O Governo do Paraná precisa da conversão para formar units e viabilizar uma oferta na qual pretende se desfazer do excedente do controle da empresa de saneamento, numa operação pode levantar R$ 500 milhões a preços de hoje.
O Estado tem 90% das ações ordinárias e quer ficar apenas com 60%, o mínimo exigido pela Constituição estadual. Mas, para isso, precisa de liquidez: as ONs têm pouquíssimo giro e negociam com desconto. Para não deixar dinheiro na mesa, o controlador propôs a conversão de ações em units, que seriam compostas por uma ON e quatro PNs.
A proposta é que as ações sejam convertidas na proporção de um para um – apesar de as PNs serem mais líquidas e pagarem 10% a mais de dividendos.
Os minoritários dizem não fazer questão do prêmio.
“O ótimo é inimigo do bom”, diz um gestor que faz parte do grupo que está discutindo com a empresa. “É claro que o prêmio seria justo, mas se eles acatarem nossas propostas, o próprio mercado vai dar esse prêmio na forma de re-rating das ações”.
O movimento ativista na Sanepar veio à tona com a carta mensal da XP Gestão, divulgada na semana passada.
“Nos últimos três meses, temos trabalhado em conjunto com um grupo relevante de acionistas da companhia, analistas de mercado e advogados para elaborarmos uma agenda positiva com pontos simples de serem solucionados e que poderiam facilmente levar o mercado a ter uma melhor percepção de riscos associados à companhia e consequentemente trazer benefícios aos stakeholders”, diz a carta. As propostas foram apresentadas à empresa em reuniões nos dias 20 e 21 de julho.
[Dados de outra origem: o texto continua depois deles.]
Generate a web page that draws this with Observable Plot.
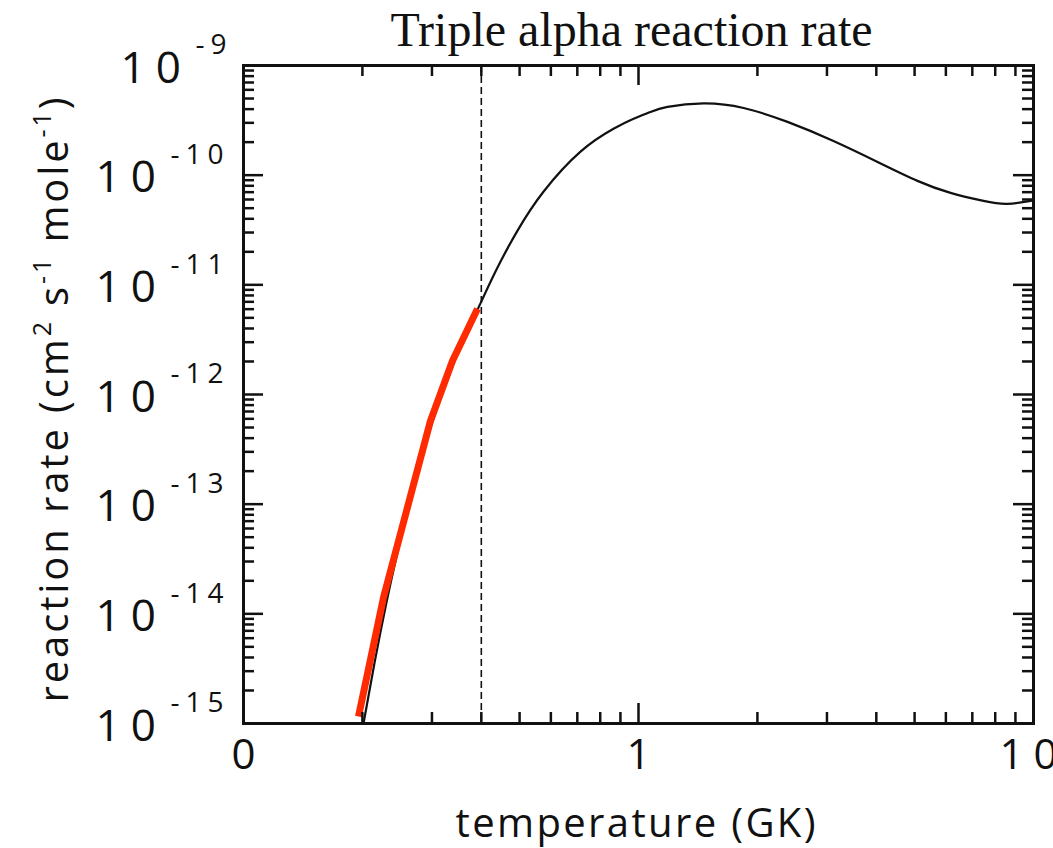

Por enquanto, a única garantia oferecida pela companhia foi a inclusão de uma cláusula no estatuto para “assegurar a observância dos regulamentos vigentes expedidos pela agência reguladora do Paraná”.
Os ativistas querem que esta cláusula seja acompanhada de um dispositivo obrigando que qualquer alteração em seu texto seja submetida ao representante dos minoritários no conselho – a única forma de evitar que ela seja retirada do estatuto de maneira tão fácil como pode entrar.
O free float da Sanepar está concentrado nas mãos de gestoras brasileiras. Detentores de cerca de 30% das ações preferenciais – praticamente todos os institucionais relevantes no papel – estão alinhados.
Um dos pleitos é a melhoria da área de relações com investidores. Ninguém na equipe fala inglês. Mas mais que um RI bilíngue, os minoritários querem que a companhia fale a língua do mercado.
Os preferencialistas exigem clareza nos parâmetros estabelecidos pela Agepar, a agência reguladora. Demandam uma fórmula precisa sobre como se dará esse repasse, em vez do texto amplo (e sujeito a judicializações) da nota técnica, além de cálculos detalhados da receita diferida (o quanto a empresa deixa de ganhar por ano com o adiamento do repasse).
Completando a lista, os minoritários querem um assento no comitê técnico, que define o plano de negócios da companhia e hoje tem apenas representantes do controlador, e a inclusão de uma cláusula estabelecendo o pagamento pelo menos 50% do lucro em dividendos. Apesar de a empresa costumar distribuir metade do lucro, o estatuto hoje segue a Lei da S.A.s e estabelece o 25% como mínimo.
Na sexta-feira, uma assembleia de acionistas vai ratificar a proposta feita pela administração para a conversão de units. Trata-se de uma etapa apenas burocrática: na posição de controlador, o Estado, na prática, vai dar aval a sua própria proposta. A dúvida é se vai acomodar o pleito dos minoritários.
O diálogo com a empresa continua aberto – e nada como uma crise fiscal dramática para forçar o óbvio.
Depois da assembleia, abre-se o prazo para a conversão, quando os minoritários farão valer seu poder. “Que incentivo eu tenho hoje para converter as ações?”pergunta um acionista. ” Só vou facilitar para o Estado vender?”